Something I do think is that things will definitely change in the future. At the moment there are very few people in the world who would spot the difference between Twitter and for example, or really see any need to care, as their key driver is where the critical mass of their contacts currently reside. But all of the issues and points we're encountering as early adopting oversharers are going to be reaching more and more people in the future, and while I don't think we'll suddenly see 500 million Facebook users suddenly start debating federated social network models, I do think that an increasing proportion of those people might start wondering a little more about their data - particularly items like family photos which have an inherent elevated personal value - in the same way as I've whitted onto people about having numerous backups for any online documents for years, and recently more and more people have either experienced losing their data or have started worrying about it and are now looking at how they can preserve everything. The trouble is we always seem to overestimate the rate of change in human values as if it was also governed by Moore's Law...
A couple of thoughts on how federation worked in previous times. +Tom Coates's arguments are good, here is some older background on how this worked previously and how it might evolve.

With the mobile/cell phone providers the federation allowed them to extend their market, people were already paying for this service, SMS messages are a chargeable service, so this was financial reconciliation, which required federation and network interoperability to work. It wasn't as simple as lets federate, there was a strong financial motive behind it. I've been using a cellphone since 1996, but I seem to remember much of the advertising was about percentage coverage of the UK population, then it slowly shifted from 'we're the biggest' to we have lowest cost/most minutes. So federation / interop led to a cost based drive to the bottom, which maybe wasn't in everyones best interests. Later working in advertising with Ericsson, around 2000 the conversation was about driving up the ACPU, the amount of money each person spent per month. 3G was seen as the saviour allowing many more things to be sold. Then there was a realisation that these phones could be computers and if that was true why couldn't they just use the internet. So another drive to the bottom in terms of pricing plans for data. Aided greatly by Apple setting the unlimited tariff with the first iPhone.

A similar case can be made for interbank reconciliations at the end of the day, the development of SWIFT, CHAPS and BACS systems reduced the cost of bank clearances and allowed more use to be made of the dormant money during the night. 30 million at 2%, even overnight is worth something.

Ease of use / payment led to the creation of VISA, which now is so disliked by the banks, due to the transaction percentage strangle hold that it has, that they are desperately for another way of making transactions work online, eg ISIS, Square and the rise of Paypal for high st transactions.

Each of these stories has a financial motive in place, this is just not true for federated social networks, unless we start reconciling data sent and received. So federation and standardisation led to lots of money being made, as there was already money moving around. It also led to static business models, as there was lots of money being made. Banks and telcos are not on most people's good players lists. (+JP Rangaswami, +Kevin Marks - any thoughts)

Federation on the web is a lovely idea, but it lacks the financial drivers as previously to generate stable businesses to make this happen.
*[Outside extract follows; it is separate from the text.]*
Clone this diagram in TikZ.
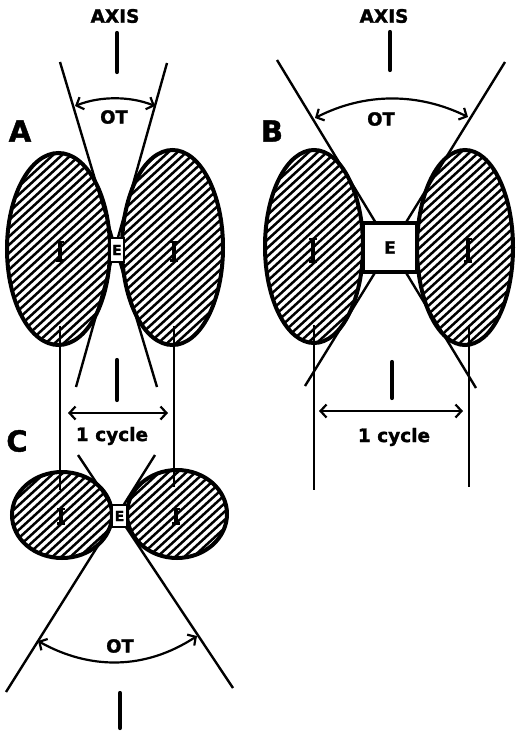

I suspect that a tablet or smart phone client will be the key to resolving this. Why? A touch screen device forces minimal number of screens and clearer ui. There is an option to pay for the client, built in too. There are dozens of aggregators already, but aggregation is arguably the easy aspect of this. I think we'll start to see limited federation on certain aspects, rather than whole "this is federation" services. Comments, address books, favourites all can be pulled at the moment, but they can also sync or be pushed back to the source. So we won't see big bang interop as we saw with the telcos and banking systems. There are too many companies involved with no financial gain to be had by that. However a unique feature here and there will lead to more interop and a more federated web, though this might take the rest of this decade to happen.
Thanks for those bits of history, +Gavin Bell. I agree with you that the lack of financial drivers is a big factor here; both the mobile markets and banks in the UK are heavily regulated in an effort to keep them from pursuing their own (potentially monopolistic) interests at the expense of consumers or the economy. (Say what you will about the efficacy of those regulations; I think the intent is fairly clear.)

I was in California when those developments were made, so I had to do a bit of research, but even beyond regulation, there is evidence of governmental facilitation too. (Have a look at the Code of Best Practice in Mobile Phone Network Development, from the Department for Communities and Local Government. )

If free market economies tend towards monopolies (whoever has the power is best placed to keep it, right?), and our (western) governments choose to reign them in to promote innovation by the little guys, then logic says that we would need a central authority to play a role here. To force everyone to act in a way that isn't in their own financial interest.

Can we do that on the web? <sceptical>

I have to agree with +Tom Coates in saying the users are the big stumbling block here. I think companies will change their tune when they can make money by federating (or building on a federated model)-- which means: when it will appeal to users. Right now, we don't seem to have made anything to support federation that will make average Joe Bloggs's eyes light up.

(Having said that, my optimism is with +Blaine Cook: just because we haven't got there yet doesn't mean we won't!)
Thanks, +Hadley Beeman & +Gavin Bell – really useful and interesting posts. I think there is a financial aspect already at play. After all, Facebook is apparently worth $100 billion (if you believe private market valuations) and Google has put an incredible amount of effort ( = $$) into Plus to counter that economic threat.

Add to that the cumulative value of the hundreds (thousands?) of startups, many primarily social in nature, and it seems clear that the financial gains or losses are perhaps beyond anything we've ever seen before. I'm sure that whatever happens, like the telephone network before, the industry will be dominated by a few major players.

The question for us, today, is whether we can support a healthy and growing ecosystem of small participants who perform experiments in the "social" space, or if we should just give up given the failures of virtually all relatively small social startups (i.e., all those that don't have significant power and funding behind them from day one) and most of the big ones.
+Blaine Cook tldr: less bitching, more building. (And thank you +Tom Coates for introducing the word "build" into this thread and using it repeatedly.)

Quit bitching about:
a) only one sharecropped photo view after one week,
b) not wanting to manually post a photo to Flickr, Facebook, Instagram, Plus etc.,
c) building decentralised systems is harder.

and instead build for yourself:
* photo-posting/hosting at realtime with ActivityStreams+PuSH,
* syndicating out (with snowflake APIs if necessary) to all the photo-silos ("photos go to where my friends are looking at photos"),
* and reverse-syndicating (poll, snowflake API whatever) all the comments/faves/tags back to the original photo on in time order sequence (postpone your "have to manage a fragmented conversation" handwaving problem until you've built it, are using it day-to-day, and can report actual problems).

and share your code/ux/design that you use to build this feature on so other independents can too.